The Difference in Our Commutes

I hear commercials for Trojan condoms on the drive to work and you probably don't. I guess that's better than ads for bogus male enhancement pills. I'm just surprised that advertisers think that people -- mostly guys -- listening to sports talk radio at 3:30 a.m. are having sex at all.

My temporary job reporting traffic on our CBS affiliate has become like the movie Groundhog Day, only Bill Murray's TV weatherman character got to sleep in until 6 a.m.

Every morning I wake up at 3, shower, dress, pack "lunch" in the cooler and get in the car by 3:30. I finish the 30 mile drive on empty Interstates to the station shortly after 4. Once inside, I go to the make-up room and put on make-up (what else?).
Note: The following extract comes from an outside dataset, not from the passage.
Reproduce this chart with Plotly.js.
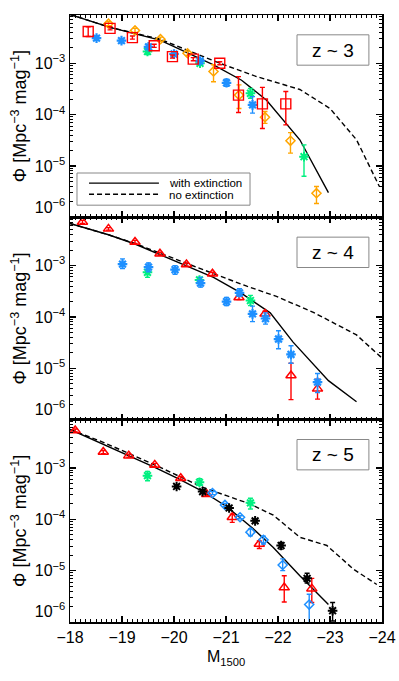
<!DOCTYPE html>
<html><head><meta charset="utf-8">
<script src="https://cdn.plot.ly/plotly-3.0.1.min.js"></script>
<style>html,body{margin:0;padding:0;background:#fff}#chart{width:399px;height:681px}</style>
</head><body><div id="chart"></div>
<script>
// ---------- data (M1500 and log10 Phi) ----------
// z ~ 3 panel
const z3_solid_M   = [-18.0,-18.77,-19.73,-20.76,-21.30,-21.78,-22.42,-22.97];
const z3_solid_log = [-2.05,-2.30,-2.55,-3.03,-3.33,-3.72,-4.49,-5.52];
const z3_dash_M    = [-18.0,-18.77,-19.73,-20.24,-20.88,-21.59,-22.42,-23.0,-23.51,-23.95];
const z3_dash_log  = [-2.05,-2.30,-2.53,-2.74,-3.00,-3.26,-3.51,-3.88,-4.49,-5.40];

const z3_sq_M   = [-18.35,-18.77,-19.20,-19.62,-19.97,-20.37,-20.88,-21.24,-21.70,-22.15];
const z3_sq_log = [-2.38,-2.32,-2.50,-2.66,-2.87,-2.92,-3.00,-3.62,-3.79,-3.79];
const z3_sq_lo  = [-2.48,-2.35,-2.53,-2.69,-2.90,-2.95,-3.03,-3.96,-4.27,-4.20];
const z3_sq_hi  = [-2.29,-2.29,-2.47,-2.63,-2.84,-2.89,-2.97,-3.26,-3.47,-3.55];

const z3_ast_M   = [-18.51,-18.99,-19.51,-20.00,-20.50,-21.01,-21.51];
const z3_ast_log = [-2.51,-2.56,-2.68,-2.82,-2.955,-3.38,-3.81];
const z3_ast_lo  = [-2.55,-2.60,-2.73,-2.86,-3.00,-3.45,-3.97];
const z3_ast_hi  = [-2.47,-2.52,-2.63,-2.78,-2.91,-3.31,-3.65];

const z3_dia_M   = [-18.74,-19.25,-19.74,-20.26,-20.76,-21.25,-21.75,-22.24,-22.74];
const z3_dia_log = [-2.23,-2.36,-2.53,-2.805,-3.16,-3.62,-4.05,-4.51,-5.53];
const z3_dia_lo  = [-2.27,-2.40,-2.57,-2.85,-3.36,-3.88,-4.17,-4.75,-5.73];
const z3_dia_hi  = [-2.19,-2.32,-2.49,-2.76,-3.03,-3.42,-3.94,-4.35,-5.40];

const z3_grn_M   = [-19.49,-20.50,-21.47,-22.50];
const z3_grn_log = [-2.77,-3.00,-3.585,-4.82];
const z3_grn_lo  = [-2.83,-3.04,-3.68,-5.20];
const z3_grn_hi  = [-2.71,-2.96,-3.49,-4.59];

// z ~ 4 panel
const z4_solid_M   = [-18.0,-18.74,-19.25,-19.73,-20.24,-20.76,-21.27,-21.85,-22.29,-22.97,-23.51];
const z4_solid_log = [-2.18,-2.40,-2.58,-2.79,-3.01,-3.23,-3.52,-3.92,-4.49,-5.24,-5.65];
const z4_dash_M    = [-18.0,-18.74,-19.25,-19.73,-20.24,-20.69,-21.40,-21.97,-22.68,-23.51,-24.0];
const z4_dash_log  = [-2.18,-2.40,-2.57,-2.76,-2.96,-3.13,-3.40,-3.60,-3.91,-4.35,-4.80];

const z4_tri_M   = [-18.24,-18.74,-19.25,-19.73,-20.24,-20.74,-21.25,-21.75,-22.25,-22.76];
const z4_tri_log = [-2.15,-2.285,-2.54,-2.77,-2.98,-3.16,-3.62,-3.94,-5.14,-5.40];
const z4_tri_lo  = [-2.18,-2.31,-2.57,-2.80,-3.01,-3.19,-3.66,-3.99,-5.61,-5.60];
const z4_tri_hi  = [-2.12,-2.26,-2.51,-2.74,-2.95,-3.13,-3.58,-3.89,-4.90,-5.21];

const z4_ast_M   = [-19.01,-19.51,-20.02,-20.51,-21.01,-21.26,-21.51,-21.76,-22.01,-22.25,-22.76];
const z4_ast_log = [-2.97,-3.03,-3.08,-3.34,-3.70,-3.53,-3.94,-4.03,-4.43,-4.73,-5.27];
const z4_ast_lo  = [-3.06,-3.12,-3.17,-3.42,-3.78,-3.60,-4.09,-4.14,-4.62,-4.90,-5.47];
const z4_ast_hi  = [-2.87,-2.95,-3.00,-3.23,-3.62,-3.45,-3.79,-3.92,-4.27,-4.56,-5.10];

const z4_grn_M   = [-19.49,-20.49,-21.47];
const z4_grn_log = [-3.13,-3.28,-3.68];
const z4_grn_lo  = [-3.23,-3.34,-3.78];
const z4_grn_hi  = [-3.03,-3.23,-3.58];

// z ~ 5 panel
const z5_solid_M   = [-18.0,-19.12,-19.63,-20.08,-20.56,-21.01,-21.53,-21.91,-22.42,-22.97];
const z5_solid_log = [-2.25,-2.75,-2.99,-3.21,-3.46,-3.75,-4.19,-4.55,-5.10,-5.66];
const z5_dash_M    = [-18.0,-18.64,-19.63,-20.56,-21.01,-21.46,-21.91,-22.42,-22.94,-23.45,-23.9];
const z5_dash_log  = [-2.25,-2.50,-2.94,-3.38,-3.54,-3.70,-3.92,-4.35,-4.51,-4.97,-5.27];

const z5_tri_M   = [-18.10,-18.64,-19.13,-19.63,-20.13,-20.63,-21.12,-21.64,-22.12,-22.65];
const z5_tri_log = [-2.27,-2.69,-2.76,-2.94,-3.20,-3.51,-3.96,-4.48,-5.33,-5.35];
const z5_tri_lo  = [-2.30,-2.72,-2.79,-2.97,-3.23,-3.54,-4.06,-4.57,-5.61,-5.62];
const z5_tri_hi  = [-2.24,-2.66,-2.73,-2.91,-3.17,-3.48,-3.90,-4.42,-5.10,-5.15];

const z5_dia_M   = [-20.74,-20.98,-21.27,-21.47,-21.72,-22.09,-22.60];
const z5_dia_log = [-3.49,-3.72,-3.96,-4.25,-4.40,-4.89,-5.66];
const z5_dia_lo  = [-3.52,-3.75,-3.99,-4.32,-4.48,-5.00,-6.30];
const z5_dia_hi  = [-3.46,-3.69,-3.93,-4.19,-4.33,-4.77,-5.46];

const z5_blk_M   = [-20.05,-20.55,-21.06,-21.56,-22.06,-22.56,-23.05];
const z5_blk_log = [-3.36,-3.46,-3.78,-4.03,-4.51,-5.15,-5.78];
const z5_blk_lo  = [-3.39,-3.49,-3.81,-4.06,-4.58,-5.24,-5.98];
const z5_blk_hi  = [-3.33,-3.43,-3.75,-4.00,-4.45,-5.05,-5.62];

const z5_grn_M   = [-19.49,-20.49,-21.47];
const z5_grn_log = [-3.15,-3.28,-3.68];
const z5_grn_lo  = [-3.25,-3.34,-3.80];
const z5_grn_hi  = [-3.07,-3.21,-3.59];

// ticks / labels
const xTickVals = [-18,-19,-20,-21,-22,-23,-24];
const xTickText = ['\u221218','\u221219','\u221220','\u221221','\u221222','\u221223','\u221224'];
const yTickVals = [1e-6,1e-5,1e-4,1e-3];
const yTickText = ['10<sup>\u22126</sup><br>\u00a0','10<sup>\u22125</sup>','10<sup>\u22124</sup>','10<sup>\u22123</sup>'];
const panelLabels = ['z ~ 3','z ~ 4','z ~ 5'];
const legendLabels = ['with extinction','no extinction'];

// ---------- build ----------
const RED='#ff0000', BLUE='#1e90ff', ORANGE='#ffa500', GREEN='#00f080', BLACK='#000000';
const P = v => Math.pow(10, v);
function pts(M, lg, lo, hi, color, symbol, size, ax, lw){
  const y = lg.map(P);
  return {type:'scatter', mode:'markers', x:M, y:y, xaxis:'x'+ax, yaxis:'y'+ax, showlegend:false,
    marker:{symbol:symbol, size:size, color:color, line:{color:color, width:lw||1.3}},
    error_y:{type:'data', symmetric:false,
      array: hi.map((h,i)=>P(h)-y[i]), arrayminus: lo.map((l,i)=>y[i]-P(l)),
      color:color, thickness:1.4, width:2.5}};
}
function line(M, lg, dash, ax, name){
  return {type:'scatter', mode:'lines', x:M, y:lg.map(P), xaxis:'x'+ax, yaxis:'y'+ax,
    name:name, showlegend:false, line:{color:BLACK, width:1.4, dash:dash}, hoverinfo:'skip'};
}
const DASH = '5px,3px';
const data = [
  // top panel (z~3) -> axes 3
  line(z3_solid_M, z3_solid_log, 'solid', '3', legendLabels[0]),
  line(z3_dash_M, z3_dash_log, DASH, '3', legendLabels[1]),
  pts(z3_dia_M, z3_dia_log, z3_dia_lo, z3_dia_hi, ORANGE, 'diamond-open', 7, '3', 1.5),
  pts(z3_grn_M, z3_grn_log, z3_grn_lo, z3_grn_hi, GREEN, 'asterisk-open', 8, '3', 2),
  pts(z3_ast_M, z3_ast_log, z3_ast_lo, z3_ast_hi, BLUE, 'asterisk-open', 8, '3', 2.2),
  pts(z3_sq_M, z3_sq_log, z3_sq_lo, z3_sq_hi, RED, 'square-open', 10, '3', 1.4),
  // middle panel (z~4) -> axes 2
  line(z4_solid_M, z4_solid_log, 'solid', '2', legendLabels[0]),
  line(z4_dash_M, z4_dash_log, DASH, '2', legendLabels[1]),
  pts(z4_grn_M, z4_grn_log, z4_grn_lo, z4_grn_hi, GREEN, 'asterisk-open', 8, '2', 2),
  pts(z4_tri_M, z4_tri_log, z4_tri_lo, z4_tri_hi, RED, 'triangle-up-open', 9, '2', 1.5),
  pts(z4_ast_M, z4_ast_log, z4_ast_lo, z4_ast_hi, BLUE, 'asterisk-open', 8, '2', 2.2),
  // bottom panel (z~5) -> axes 1
  line(z5_solid_M, z5_solid_log, 'solid', '', legendLabels[0]),
  line(z5_dash_M, z5_dash_log, DASH, '', legendLabels[1]),
  pts(z5_grn_M, z5_grn_log, z5_grn_lo, z5_grn_hi, GREEN, 'asterisk-open', 8, '', 2),
  pts(z5_tri_M, z5_tri_log, z5_tri_lo, z5_tri_hi, RED, 'triangle-up-open', 9, '', 1.5),
  pts(z5_dia_M, z5_dia_log, z5_dia_lo, z5_dia_hi, BLUE, 'diamond-open', 7, '', 1.5),
  pts(z5_blk_M, z5_blk_log, z5_blk_lo, z5_blk_hi, BLACK, 'asterisk-open', 8, '', 2)
];

const FONT = 'Liberation Sans, Arial, Helvetica, sans-serif';
const minorY = [];
for (let e=-6; e<=-3; e++) for (let k=2; k<=9; k++) minorY.push(k*Math.pow(10,e));

function xax(anchor, showLabels){
  const a = {range:[-18,-24], autorange:false, anchor:anchor, showline:true, linecolor:BLACK, linewidth:1.5,
    mirror:'allticks', ticks:'inside', ticklen:6, tickwidth:1.2, tickcolor:BLACK,
    tickmode:'array', tickvals:xTickVals, ticktext:xTickText, showticklabels:showLabels,
    tickfont:{size:16, color:BLACK, family:FONT},
    minor:{ticks:'inside', ticklen:3, tickwidth:1, tickcolor:BLACK, tick0:-18, dtick:0.1, showgrid:false},
    showgrid:false, zeroline:false, fixedrange:true};
  if (anchor !== 'y') a.matches = 'x';
  return a;
}
function yax(domain, anchor){
  return {type:'log', range:[-6,-2.06], autorange:false, domain:domain, anchor:anchor,
    showline:true, linecolor:BLACK, linewidth:1.5, mirror:'allticks',
    ticks:'inside', ticklen:6, tickwidth:1.2, tickcolor:BLACK,
    tickmode:'array', tickvals:yTickVals, ticktext:yTickText,
    tickfont:{size:16, color:BLACK, family:FONT},
    minor:{ticks:'inside', ticklen:3, tickwidth:1, tickcolor:BLACK, tickmode:'array', tickvals:minorY, showgrid:false},
    showgrid:false, zeroline:false, fixedrange:true,
    title:{text:'\u03A6 [Mpc<sup>\u22123</sup> mag<sup>\u22121</sup>]', font:{size:18, color:BLACK, family:FONT}, standoff:3}};
}

const shapes = [], annotations = [];
[['x3','y3'],['x2','y2'],['x','y']].forEach((ax,i)=>{
  shapes.push({type:'rect', xref:ax[0]+' domain', yref:ax[1]+' domain', x0:0.7276, x1:0.958, y0:0.752, y1:0.902,
    line:{color:'#888888', width:1}, fillcolor:'rgba(0,0,0,0)'});
  annotations.push({xref:ax[0]+' domain', yref:ax[1]+' domain', x:0.843, y:0.827, text:panelLabels[i],
    showarrow:false, xanchor:'center', yanchor:'middle', font:{size:19, color:BLACK, family:FONT}});
});
// legend box in top panel
shapes.push({type:'rect', xref:'x3 domain', yref:'y3 domain', x0:0.0224, x1:0.577, y0:0.060, y1:0.219,
  line:{color:'#888888', width:1}, fillcolor:'rgba(0,0,0,0)'});
shapes.push({type:'line', xref:'x3 domain', yref:'y3 domain', x0:0.061, x1:0.285, y0:0.169, y1:0.169,
  line:{color:BLACK, width:1.4}});
shapes.push({type:'line', xref:'x3 domain', yref:'y3 domain', x0:0.061, x1:0.285, y0:0.114, y1:0.114,
  line:{color:BLACK, width:1.4, dash:DASH}});
annotations.push({xref:'x3 domain', yref:'y3 domain', x:0.311, y:0.172, text:legendLabels[0], showarrow:false,
  xanchor:'left', yanchor:'middle', font:{size:11.5, color:BLACK, family:FONT}});
annotations.push({xref:'x3 domain', yref:'y3 domain', x:0.311, y:0.111, text:legendLabels[1], showarrow:false,
  xanchor:'left', yanchor:'middle', font:{size:11.5, color:BLACK, family:FONT}});

const xa1 = xax('y', true);
xa1.title = {text:'M<sub>1500</sub>', font:{size:16, color:BLACK, family:FONT}, standoff:6};
const layout = {
  width:399, height:681, margin:{l:70, r:17, t:15, b:59},
  paper_bgcolor:'#ffffff', plot_bgcolor:'#ffffff', showlegend:false,
  font:{family:FONT, color:BLACK},
  xaxis: xa1, xaxis2: xax('y2', false), xaxis3: xax('y3', false),
  yaxis: yax([0, 0.3333], 'x'), yaxis2: yax([0.3333, 0.6667], 'x2'), yaxis3: yax([0.6667, 1], 'x3'),
  shapes: shapes, annotations: annotations
};
Plotly.newPlot('chart', data, layout, {staticPlot:true, displayModeBar:false});
</script></body></html>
I walk through the studio, exchange greetings with the crew members, walk into the control room and fire up the computers. I plug in my earpiece and clip the mic onto my jacket lapel and wait my turn. I go out to the studio and recite the goings-on on the roads showing one of the same five available live camera shots and the computer generated maps. I fill the copious down-time between appearances on the air by doing crossword puzzles.

I should get to change the routine soon. No, I'm not being relieved of traffic duties yet. But I should get to shoot a story for ZooToo TV this week.

A couple in Englewood, Florida (that's south of Sarasota) has turned their home into a no-kill cat shelter. It began with taking in strays and grew until two years ago Rick and Chrissy Kingston formed a non-profit corporation so they could accept donations.

Puffy Paws Kitty Haven is now home to more than 100 cats which roam free around the house. A separate building serves as the intake center. The outbuilding also has a space that will be devoted to a TV studio where Rick, who has a media background, intends to produce a public access show about the shelter and its inhabitants. The main house also has a separate room for the cats that have feline leukemia.

The kicker? Rick and Chrissy still live in the house! Rick says his neighbors don't mind and the Kingstons will have a special fence so they'll be able to let the cats go outside without worry that they'll escape. Part of the story will also be the couple's struggle to keep the shelter going financially. It costs $100/day to care for the cats. They (or the cats) go through 250 lbs. of cat litter a day.

Rick had a heart attack last month that derailed fundraising efforts and Puffy Paws fell behind on its power bill to the tune of $1,500. He wanted to get that cleared up before we arranged a time to shoot a story.

He e-mailed this morning saying he was ready to go and that I should call him. I want to shoot this week and can go down there later today if they're ready.